The iconic view of Glacier Peak reflected on Image Lake last Saturday was especially remarkable because three Spokane Mountaineers were the only people camping at the prized destination in the Glacier Peak Wilderness.
Although Glacier Peak is just 70 air miles from Seattle, the huge would-be contingent of West Side visitors must make a long drive to Eastern Washington and hike a day or two to reach the shallow alpine lake perched on Miners Ridge.
Supreme Court associate justice and wilderness advocate William O. Douglas used a much shorter route to the lake when he protested a copper mine in the area.
Thousands of backpackers also followed that route up from the Suiattle River Road, which provided the wilderness area’s most popular access leading to seven trailheads until floods in 2003 and 2006 washed out sections.
An expensive plan to rebuild the road out of Darrington is backed by a large contingent of West Side hiking and environmental groups. Wilderness purists oppose rebuilding the road. Groups sued to stop reconstruction, but were denied.
“Do conservationists have any right, let alone responsibility, to protect wilderness areas by working to keep people out of them?” asks Seattle Times columnist Ron Judd in a story published last week as the Spokane group was beginning a four-day trek that skirted the headwaters of the Suiattle drainage.

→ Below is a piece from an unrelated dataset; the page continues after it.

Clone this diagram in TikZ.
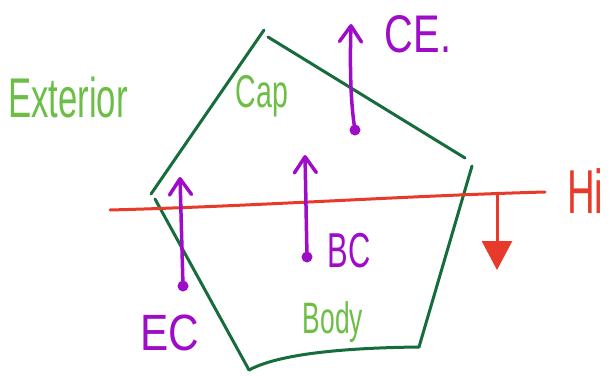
\documentclass[tikz,border=0pt]{standalone}
\usepackage{fontspec}
\setmainfont{Liberation Sans}
\usetikzlibrary{arrows.meta}
\definecolor{edgegreen}{RGB}{22,108,58}
\definecolor{labelgreen}{RGB}{108,190,70}
\definecolor{inkpurple}{RGB}{158,12,200}
\definecolor{inkred}{RGB}{232,58,42}
\newcommand\hwtext[3]{\scalebox{#1}[1]{\fontsize{#2}{#2}\selectfont #3}}
\tikzset{
  edgeline/.style={draw=edgegreen, line width=3pt, line cap=round, line join=round},
  redline/.style={draw=inkred, line width=3pt, line cap=round},
  flux/.style={draw=inkpurple, line width=3.5pt, line cap=round,
    -{Straight Barb[length=16pt,width=22pt,line cap=round,line join=round]}},
  fluxdot/.style={circle, fill=inkpurple, inner sep=0pt, minimum size=11pt},
  greenlabel/.style={text=labelgreen, inner sep=0pt},
  purplelabel/.style={text=inkpurple, inner sep=0pt},
  redlabel/.style={text=inkred, inner sep=0pt}
}
\begin{document}
\begin{tikzpicture}[x=1pt,y=-1pt]
\useasboundingbox (0,0) rectangle (612,375);
% pentagon corners
\coordinate (vtop) at (264,30);
\coordinate (vtopb) at (268,37);
\coordinate (vright) at (465,158);
\coordinate (vrightb) at (472,166);
\coordinate (vbr) at (419,347);
\coordinate (vbl) at (249,370);
\coordinate (vleft) at (151,194);
\coordinate (vleftb) at (155,199);
\draw[edgeline] (vleft) -- (vtop);
\draw[edgeline] (vtopb) -- (vright);
\draw[edgeline] (vrightb) -- (vbr);
\draw[edgeline] (vbr) .. controls (330,348) and (275,356) .. (vbl);
\draw[edgeline] (vbl) -- (vleftb);
% red line
\coordinate (rl) at (110,210);
\coordinate (rr) at (545,192);
\coordinate (rdown) at (497,193);
\coordinate (rtip) at (497,270);
\draw[redline] (rl) .. controls (260,206) and (400,196) .. (rr);
\draw[redline, -{Triangle[length=29pt,width=30pt]}] (rdown) -- (rtip);
% purple arrows
\node[fluxdot] (dce) at (355,130) {};
\coordinate (tce) at (351,24);
\draw[flux] (dce.center) .. controls (350,100) and (350,60) .. (tce);
\node[fluxdot] (dbc) at (307,257) {};
\coordinate (tbc) at (305,155);
\draw[flux] (dbc.center) -- (tbc);
\node[fluxdot] (dec) at (183,286) {};
\coordinate (tec) at (180,177);
\draw[flux] (dec.center) -- (tec);
% labels
\node[purplelabel] (lce) at (418,34) {\hwtext{0.75}{53}{CE.}};
\node[purplelabel] (lbc) at (349,251) {\hwtext{0.63}{49}{BC}};
\node[purplelabel] (lec) at (170,333) {\hwtext{0.83}{51}{EC}};
\node[redlabel, anchor=west] (lhi) at (567,191) {\hwtext{0.62}{62}{Hi}};
\node[greenlabel] (lext) at (68,97) {\hwtext{0.62}{56}{Exterior}};
\node[greenlabel] (lcap) at (262,96) {\hwtext{0.62}{46}{Cap}};
\node[greenlabel] (lbody) at (333,322) {\hwtext{0.6}{44}{Body}};
\end{tikzpicture}
\end{document}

“With the federal Wilderness Act turning 50 next year, and the old ‘multiuse’ (logging) road web crumbling, which of those roads should be maintained, and who picks up the check?”
With Forest Service budgets crumbling like the road systems they manage, access to the state’s most rugged wilderness has become highly restrictive to the state’s major population base.
The White Chuck River Road also has been washed out. That leaves North Fork Saulk River Road 49 off the Mountain Loop Highway as the main access for climbers seeking Glacier Peak’s summit.
But it doesn’t get them close to Image Lake.
Even from Eastern Washington, which sports 14 trailheads into the wilderness, hikers must devote two days to reach Image Lake.
Any wilderness advocate could have mixed emotions about building a road that will invite crowds to these fragile alpine shores and limited camping sites – especially if you’ve experienced what it’s like to be there alone.